ここを読んでいる人が『三体』を読むかどうするか判断するための参考にしているのか分からないですが、
なるべく強めのネタバレはなしにしてざっくりと一巻を読んで得た概要をお話しますと
現代を舞台にした地球と異星文明とのファーストコンタクトを描いた作品である、という事です。


このタイトルにある三体、という言葉も主に異星側の文明の特徴を指して
作中の地球人が「三体文明」、「三体人」など
相手を刺す時に使う言葉です。


このテーマ自体はSFでは何度も触れられているそうで、
私もすごい小さい子供の頃そういったテーマの洋画や原作小説を持った映像作品なんかあったような気がします。

ただ『三体』は科学的考察を交えた異星文明の発見やコンタクトを取るまでの登場人物の背景や心理状態の詳細さが異様で、
例えば文革の影響で政治的立場を失い人間文明に絶望した科学者、
葉文潔(イエ・ウェンジェ/よう ぶんけつ)が
地球より遥かに進んだ科学力と高潔さを備えると思しき三体星文明に
自分達の問題を自分達で解決できない愚かな地球文明をあなた達の力で正してくれ、とメッセージを発し、
かつ地球の正確な宇宙座標を強大な電波増幅を用いて宇宙に発信し、三体側に教えてしまうシーンがあります。


これにより三体文明は地球を目指してくる事になる訳なのですが、
著名な科学者が言っていたのかSF作家が言っていたのかちょっと覚えていませんが、
侵略的で非常に進んだ星間航行技術を持つ宇宙人がすでに存在している可能性を考えたら地球(または未熟な宇宙技術しか持たない文明)が
自分達の星の場所を教えるような交信メッセージを宇宙に飛ばすのは良くないのだそうです。

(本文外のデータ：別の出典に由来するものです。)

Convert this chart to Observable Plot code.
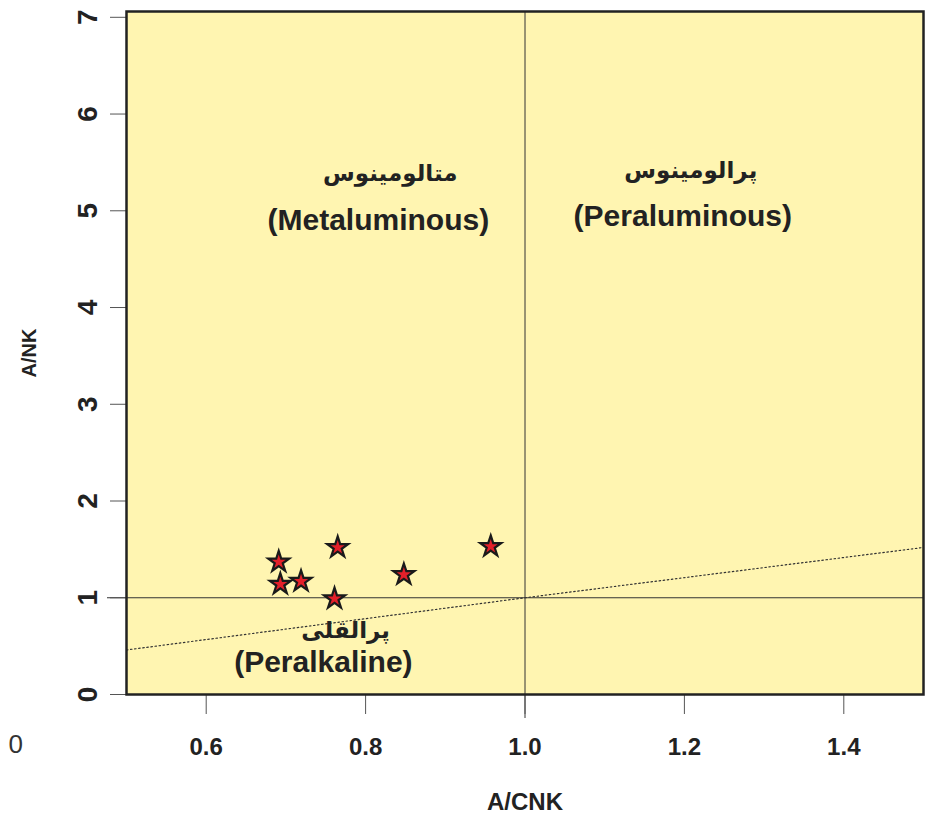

これを登場人物の文潔がやってしまう訳なのですが、上記のようにこれは狂気の沙汰であると言えます。


誇張抜きで人類滅亡の引鉄です。

ですが人物の立場やそうするしかなくなるようまで押し潰された文潔の人生をまるで追体験するかのように詳細に描き出されているため
その狂気の選択が非常に腑に落ちるのです。

他にもナノマテリアル応用研究の科学者・汪淼(ワン・ミャオ/おう びょう)や
地球側の三体文明信望者達を追跡する攻性組織の一員で軍事経験と優れた閃きを持つ警官・史強(シー・チアン/しきょう)など
一巻において主役級の人物達がいますが、どれもその社会的立場において持ちうるであろう知識や経験、
それに基づく行動理念や心理は詳細に描かれてまったく違和感を覚えるところがありません。

人によってはこのために文章が長い、と感じるかもしれませんが、これはとても丁寧で読みやすい文芸と思える所です。